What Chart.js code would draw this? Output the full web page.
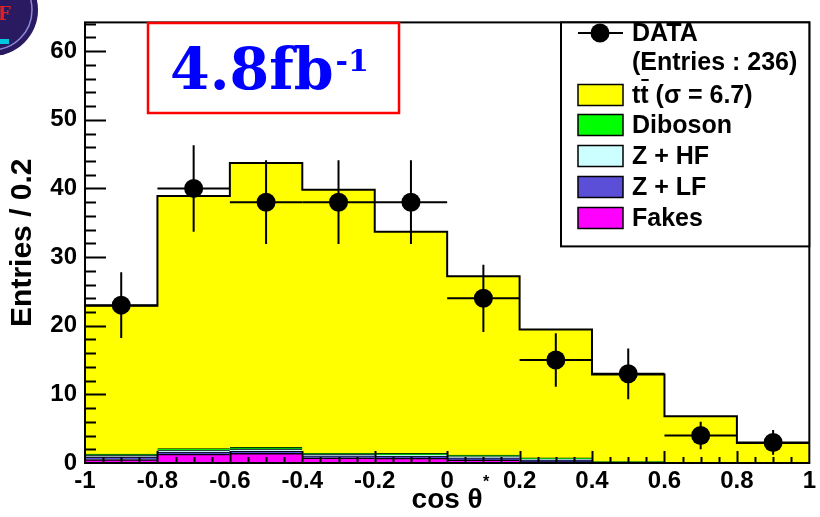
<!DOCTYPE html>
<html>
<head>
<meta charset="utf-8">
<script src="https://cdn.jsdelivr.net/npm/chart.js@4.4.1/dist/chart.umd.min.js"></script>
<style>
  html, body { margin: 0; padding: 0; background: #fff; }
</style>
</head>
<body>
<canvas id="myChart" width="820" height="517"></canvas>
<script>
// bins of cos theta
const binLabels = ['-1..-0.8', '-0.8..-0.6', '-0.6..-0.4', '-0.4..-0.2', '-0.2..0', '0..0.2', '0.2..0.4', '0.4..0.6', '0.6..0.8', '0.8..1'];
const binEdges = [-1, -0.8, -0.6, -0.4, -0.2, 0, 0.2, 0.4, 0.6, 0.8, 1];
const binCenters = [-0.9, -0.7, -0.5, -0.3, -0.1, 0.1, 0.3, 0.5, 0.7, 0.9];

// stacked expectation, bottom to top
const fakes   = [0.5, 1.3, 1.4, 0.75, 0.7, 0.45, 0.2, 0.05, 0.02, 0.01];
const zlf     = [0.4, 0.3, 0.3, 0.3, 0.3, 0.3, 0.25, 0.05, 0.03, 0.02];
const zhf     = [0.2, 0.3, 0.35, 0.2, 0.2, 0.2, 0.15, 0.05, 0.02, 0.01];
const diboson = [0.2, 0.2, 0.25, 0.15, 0.2, 0.2, 0.15, 0.05, 0.03, 0.01];
const ttbar   = [21.6, 36.8, 41.4, 38.4, 32.3, 26.05, 18.7, 12.7, 6.7, 2.85];

// data points
const dataCounts = [23, 40, 38, 38, 38, 24, 15, 13, 4, 3];
const dataErrors = [4.8, 6.3, 6.1, 6.1, 6.1, 4.9, 3.9, 3.7, 2.0, 1.8];

const xTickLabels = ['-1', '-0.8', '-0.6', '-0.4', '-0.2', '0', '0.2', '0.4', '0.6', '0.8', '1'];
const yTickLabels = ['0', '10', '20', '30', '40', '50', '60'];

const legendNames = ['DATA', '(Entries : 236)', 'tt (\u03c3 = 6.7)', 'Diboson', 'Z + HF', 'Z + LF', 'Fakes'];
const legendColors = [null, null, '#ffff00', '#00ff00', '#ccffff', '#5a4fd6', '#ff00ff'];

const totals = ttbar.map((v, i) => v + fakes[i] + zlf[i] + zhf[i] + diboson[i]);
const outline = binEdges.map((e, i) => ({ x: e, y: totals[Math.min(i, totals.length - 1)] }));
const points = dataCounts.map((n, i) => ({ x: binCenters[i], y: n }));

const FONT = '"Liberation Sans", Arial, Helvetica, sans-serif';

function barSet(label, values, color, order, border) {
    return {
        label: label,
        data: values,
        backgroundColor: color,
        borderColor: '#000',
        borderWidth: border ? { top: 1.5, left: 0, right: 0, bottom: 0 } : 0,
        borderSkipped: false,
        xAxisID: 'x',
        yAxisID: 'y',
        stack: 'mc',
        grouped: false,
        order: order,
        barPercentage: 1,
        categoryPercentage: 1
    };
}

const overlay = {
    id: 'overlay',
    afterDatasetsDraw(chart) {
        const { ctx, chartArea: a, scales } = chart;
        const xs = scales.xl, ys = scales.y;
        ctx.save();
        ctx.strokeStyle = '#000';

        // error bars
        ctx.lineWidth = 2;
        dataCounts.forEach((n, i) => {
            const cx = xs.getPixelForValue(binCenters[i]);
            const cy = ys.getPixelForValue(n);
            ctx.beginPath();
            ctx.moveTo(xs.getPixelForValue(binEdges[i]), cy);
            ctx.lineTo(xs.getPixelForValue(binEdges[i + 1]), cy);
            ctx.moveTo(cx, ys.getPixelForValue(n + dataErrors[i]));
            ctx.lineTo(cx, ys.getPixelForValue(n - dataErrors[i]));
            ctx.stroke();
        });

        // ticks inside the frame
        ctx.lineWidth = 2;
        ctx.beginPath();
        for (let i = 1; i < 40; i++) {
            const px = Math.round(xs.getPixelForValue(-1 + i * 0.05)) + 0.5;
            const len = i % 4 === 0 ? 12 : 6;
            ctx.moveTo(px, a.bottom);
            ctx.lineTo(px, a.bottom - len);
        }
        for (let v = 2; v < 64.2; v += 2) {
            const py = Math.round(ys.getPixelForValue(v)) + 0.5;
            const len = v % 10 === 0 ? 21 : 11;
            ctx.moveTo(a.left, py);
            ctx.lineTo(a.left + len, py);
        }
        ctx.stroke();

        // frame
        ctx.lineWidth = 2;
        ctx.strokeRect(a.left, a.top, a.right - a.left, a.bottom - a.top);
        ctx.restore();
    },
    afterDraw(chart) {
        const { ctx, chartArea: a } = chart;
        ctx.save();

        // legend box
        const lx = 561, ly = a.top, lw = a.right - 561, lh = 224;
        ctx.fillStyle = '#fff';
        ctx.fillRect(lx, ly, lw, lh);
        ctx.strokeStyle = '#000';
        ctx.lineWidth = 2;
        ctx.strokeRect(lx, ly, lw, lh);

        const rows = [33, 62, 95, 125, 156, 187, 218];
        ctx.font = 'bold 25px ' + FONT;
        ctx.textBaseline = 'middle';
        ctx.fillStyle = '#000';
        legendNames.forEach((name, i) => {
            const y = rows[i];
            if (i === 0) {
                ctx.beginPath();
                ctx.moveTo(578, y);
                ctx.lineTo(623, y);
                ctx.lineWidth = 2;
                ctx.stroke();
                ctx.beginPath();
                ctx.arc(600, y, 9.5, 0, Math.PI * 2);
                ctx.fill();
            } else if (legendColors[i]) {
                ctx.fillStyle = legendColors[i];
                ctx.fillRect(578, y - 10.5, 45, 21);
                ctx.lineWidth = 1.5;
                ctx.strokeRect(578, y - 10.5, 45, 21);
                ctx.fillStyle = '#000';
            }
            ctx.fillText(name, 632, y + 1);
            if (i === 2) {
                const w1 = ctx.measureText('t').width;
                ctx.fillRect(632 + w1 + 1, y - 16, w1 - 1, 2);
            }
        });

        // luminosity box
        ctx.strokeStyle = '#ff0000';
        ctx.lineWidth = 2.5;
        ctx.strokeRect(148, 23, 251, 90);
        ctx.fillStyle = '#0000ff';
        ctx.textBaseline = 'alphabetic';
        ctx.font = 'bold 57px "DejaVu Serif", serif';
        ctx.fillText('4.8fb', 170, 89);
        const w = ctx.measureText('4.8fb').width;
        ctx.font = 'bold 30px "DejaVu Serif", serif';
        ctx.fillText('-1', 170 + w + 2, 71);

        // star next to the axis title
        ctx.fillStyle = '#000';
        ctx.font = 'bold 16px ' + FONT;
        ctx.fillText('*', 483, 487);

        // corner logo
        ctx.beginPath();
        ctx.arc(-8, 10, 46, 0, Math.PI * 2);
        ctx.fillStyle = '#2a1a62';
        ctx.fill();
        ctx.strokeStyle = '#8a8ad8';
        ctx.lineWidth = 1.5;
        ctx.beginPath();
        ctx.arc(-8, 10, 40, 0, Math.PI * 2);
        ctx.stroke();
        ctx.fillStyle = '#00c8e0';
        ctx.fillRect(0, 39, 9, 5);
        ctx.fillStyle = '#e02020';
        ctx.font = 'bold 18px "DejaVu Serif", serif';
        ctx.fillText('F', -2, 20);
        ctx.restore();
    }
};

new Chart(document.getElementById('myChart'), {
    type: 'bar',
    data: {
        labels: binLabels,
        datasets: [
            {
                type: 'scatter',
                label: 'DATA',
                data: points,
                xAxisID: 'xl',
                yAxisID: 'y',
                stack: 'data',
                order: 0,
                pointRadius: 9.5,
                pointBackgroundColor: '#000',
                pointBorderColor: '#000',
                pointBorderWidth: 0
            },
            {
                type: 'line',
                label: 'outline',
                data: outline,
                xAxisID: 'xl',
                yAxisID: 'y',
                stack: 'outline',
                order: 1,
                stepped: 'before',
                borderColor: '#000',
                borderWidth: 2,
                pointRadius: 0,
                fill: false
            },
            barSet('Fakes', fakes, '#ff00ff', 2, true),
            barSet('Z + LF', zlf, '#5a4fd6', 3, true),
            barSet('Z + HF', zhf, '#ccffff', 4, true),
            barSet('Diboson', diboson, '#00ff00', 5, true),
            barSet('ttbar', ttbar, '#ffff00', 6, false)
        ]
    },
    options: {
        responsive: false,
        animation: false,
        events: [],
        layout: { padding: { top: 6, right: 2, left: 0, bottom: 0 } },
        plugins: {
            legend: { display: false },
            tooltip: { enabled: false }
        },
        scales: {
            x: {
                type: 'category',
                display: false,
                stacked: true,
                offset: true
            },
            xl: {
                type: 'linear',
                position: 'bottom',
                min: -1,
                max: 1,
                offset: false,
                grid: { display: false, drawTicks: false, offset: false },
                border: { display: false },
                ticks: {
                    stepSize: 0.2,
                    includeBounds: false,
                    autoSkip: false,
                    maxRotation: 0,
                    padding: 4,
                    color: '#000',
                    font: { family: FONT, size: 24, weight: 'bold' },
                    callback: (v, i) => xTickLabels[i]
                },
                title: {
                    display: true,
                    text: 'cos \u03b8',
                    color: '#000',
                    padding: { top: 0, bottom: 0 },
                    font: { family: FONT, size: 28, weight: 'bold' }
                },
                afterFit: (s) => { s.height = 54; }
            },
            y: {
                stacked: true,
                min: 0,
                max: 64.2,
                grid: { display: false, drawTicks: false },
                border: { display: false },
                ticks: {
                    stepSize: 10,
                    includeBounds: false,
                    padding: 8,
                    color: '#000',
                    font: { family: FONT, size: 24, weight: 'bold' },
                    callback: (v) => yTickLabels[Math.round(v / 10)]
                },
                title: {
                    display: true,
                    text: 'Entries / 0.2',
                    color: '#000',
                    padding: { top: 5, bottom: 0 },
                    font: { family: FONT, size: 30, weight: 'bold' }
                },
                afterFit: (s) => { s.width = 85; }
            }
        }
    },
    plugins: [overlay]
});
</script>
</body>
</html>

++++

What you should do → Everything from the first line of the listing above through the line that contains "0.5, 0.7, 0.9];" is to be restated word for word, minus the pictures.

Solution to this task →
What Chart.js code would draw this? Output the full web page.
<!DOCTYPE html>
<html>
<head>
<meta charset="utf-8">
<script src="https://cdn.jsdelivr.net/npm/chart.js@4.4.1/dist/chart.umd.min.js"></script>
<style>
  html, body { margin: 0; padding: 0; background: #fff; }
</style>
</head>
<body>
<canvas id="myChart" width="820" height="517"></canvas>
<script>
// bins of cos theta
const binLabels = ['-1..-0.8', '-0.8..-0.6', '-0.6..-0.4', '-0.4..-0.2', '-0.2..0', '0..0.2', '0.2..0.4', '0.4..0.6', '0.6..0.8', '0.8..1'];
const binEdges = [-1, -0.8, -0.6, -0.4, -0.2, 0, 0.2, 0.4, 0.6, 0.8, 1];
const binCenters = [-0.9, -0.7, -0.5, -0.3, -0.1, 0.1, 0.3, 0.5, 0.7, 0.9];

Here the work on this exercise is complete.